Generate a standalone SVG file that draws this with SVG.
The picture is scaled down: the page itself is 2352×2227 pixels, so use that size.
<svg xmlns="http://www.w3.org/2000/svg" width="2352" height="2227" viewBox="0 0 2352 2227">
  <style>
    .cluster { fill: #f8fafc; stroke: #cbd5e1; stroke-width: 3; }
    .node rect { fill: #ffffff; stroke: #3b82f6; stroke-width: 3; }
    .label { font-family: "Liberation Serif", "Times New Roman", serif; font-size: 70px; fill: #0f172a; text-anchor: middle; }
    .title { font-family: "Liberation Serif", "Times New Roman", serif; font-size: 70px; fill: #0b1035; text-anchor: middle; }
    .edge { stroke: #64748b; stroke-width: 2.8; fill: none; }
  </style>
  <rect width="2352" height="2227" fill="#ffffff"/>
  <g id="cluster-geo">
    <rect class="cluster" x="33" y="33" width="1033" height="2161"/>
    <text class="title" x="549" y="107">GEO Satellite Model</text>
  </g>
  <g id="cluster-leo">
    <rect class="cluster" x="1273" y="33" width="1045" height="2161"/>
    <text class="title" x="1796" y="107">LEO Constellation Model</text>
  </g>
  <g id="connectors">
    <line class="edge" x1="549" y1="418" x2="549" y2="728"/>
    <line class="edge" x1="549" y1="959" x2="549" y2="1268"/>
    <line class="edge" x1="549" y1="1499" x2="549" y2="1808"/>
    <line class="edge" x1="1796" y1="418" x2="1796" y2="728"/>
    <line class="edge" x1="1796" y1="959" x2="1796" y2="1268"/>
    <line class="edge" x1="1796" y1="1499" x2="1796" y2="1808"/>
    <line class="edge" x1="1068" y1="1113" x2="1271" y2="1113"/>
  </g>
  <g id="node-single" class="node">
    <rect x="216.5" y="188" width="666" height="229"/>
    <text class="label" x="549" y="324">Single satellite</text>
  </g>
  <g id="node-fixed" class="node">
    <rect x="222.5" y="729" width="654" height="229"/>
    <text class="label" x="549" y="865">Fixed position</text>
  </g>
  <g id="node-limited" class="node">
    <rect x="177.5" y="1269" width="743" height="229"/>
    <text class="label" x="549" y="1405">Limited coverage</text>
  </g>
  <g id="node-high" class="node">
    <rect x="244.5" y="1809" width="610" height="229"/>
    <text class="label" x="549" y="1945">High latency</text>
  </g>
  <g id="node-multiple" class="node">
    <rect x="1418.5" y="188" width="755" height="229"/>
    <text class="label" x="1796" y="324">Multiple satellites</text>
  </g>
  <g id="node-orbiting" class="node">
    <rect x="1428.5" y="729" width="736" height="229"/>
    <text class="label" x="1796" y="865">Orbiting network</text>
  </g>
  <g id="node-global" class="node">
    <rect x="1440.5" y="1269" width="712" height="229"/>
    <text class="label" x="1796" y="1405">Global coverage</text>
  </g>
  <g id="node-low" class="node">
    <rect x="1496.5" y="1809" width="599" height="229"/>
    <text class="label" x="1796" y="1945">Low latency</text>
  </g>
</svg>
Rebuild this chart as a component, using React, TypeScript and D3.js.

───

What to produce >>
Recopy all the lines exactly as they appear.

Full response >>
Generate a standalone SVG file that draws this with SVG.
The picture is scaled down: the page itself is 2352×2227 pixels, so use that size.
<svg xmlns="http://www.w3.org/2000/svg" width="2352" height="2227" viewBox="0 0 2352 2227">
  <style>
    .cluster { fill: #f8fafc; stroke: #cbd5e1; stroke-width: 3; }
    .node rect { fill: #ffffff; stroke: #3b82f6; stroke-width: 3; }
    .label { font-family: "Liberation Serif", "Times New Roman", serif; font-size: 70px; fill: #0f172a; text-anchor: middle; }
    .title { font-family: "Liberation Serif", "Times New Roman", serif; font-size: 70px; fill: #0b1035; text-anchor: middle; }
    .edge { stroke: #64748b; stroke-width: 2.8; fill: none; }
  </style>
  <rect width="2352" height="2227" fill="#ffffff"/>
  <g id="cluster-geo">
    <rect class="cluster" x="33" y="33" width="1033" height="2161"/>
    <text class="title" x="549" y="107">GEO Satellite Model</text>
  </g>
  <g id="cluster-leo">
    <rect class="cluster" x="1273" y="33" width="1045" height="2161"/>
    <text class="title" x="1796" y="107">LEO Constellation Model</text>
  </g>
  <g id="connectors">
    <line class="edge" x1="549" y1="418" x2="549" y2="728"/>
    <line class="edge" x1="549" y1="959" x2="549" y2="1268"/>
    <line class="edge" x1="549" y1="1499" x2="549" y2="1808"/>
    <line class="edge" x1="1796" y1="418" x2="1796" y2="728"/>
    <line class="edge" x1="1796" y1="959" x2="1796" y2="1268"/>
    <line class="edge" x1="1796" y1="1499" x2="1796" y2="1808"/>
    <line class="edge" x1="1068" y1="1113" x2="1271" y2="1113"/>
  </g>
  <g id="node-single" class="node">
    <rect x="216.5" y="188" width="666" height="229"/>
    <text class="label" x="549" y="324">Single satellite</text>
  </g>
  <g id="node-fixed" class="node">
    <rect x="222.5" y="729" width="654" height="229"/>
    <text class="label" x="549" y="865">Fixed position</text>
  </g>
  <g id="node-limited" class="node">
    <rect x="177.5" y="1269" width="743" height="229"/>
    <text class="label" x="549" y="1405">Limited coverage</text>
  </g>
  <g id="node-high" class="node">
    <rect x="244.5" y="1809" width="610" height="229"/>
    <text class="label" x="549" y="1945">High latency</text>
  </g>
  <g id="node-multiple" class="node">
    <rect x="1418.5" y="188" width="755" height="229"/>
    <text class="label" x="1796" y="324">Multiple satellites</text>
  </g>
  <g id="node-orbiting" class="node">
    <rect x="1428.5" y="729" width="736" height="229"/>
    <text class="label" x="1796" y="865">Orbiting network</text>
  </g>
  <g id="node-global" class="node">
    <rect x="1440.5" y="1269" width="712" height="229"/>
    <text class="label" x="1796" y="1405">Global coverage</text>
  </g>
  <g id="node-low" class="node">
    <rect x="1496.5" y="1809" width="599" height="229"/>
    <text class="label" x="1796" y="1945">Low latency</text>
  </g>
</svg>
Rebuild this chart as a component, using React, TypeScript and D3.js.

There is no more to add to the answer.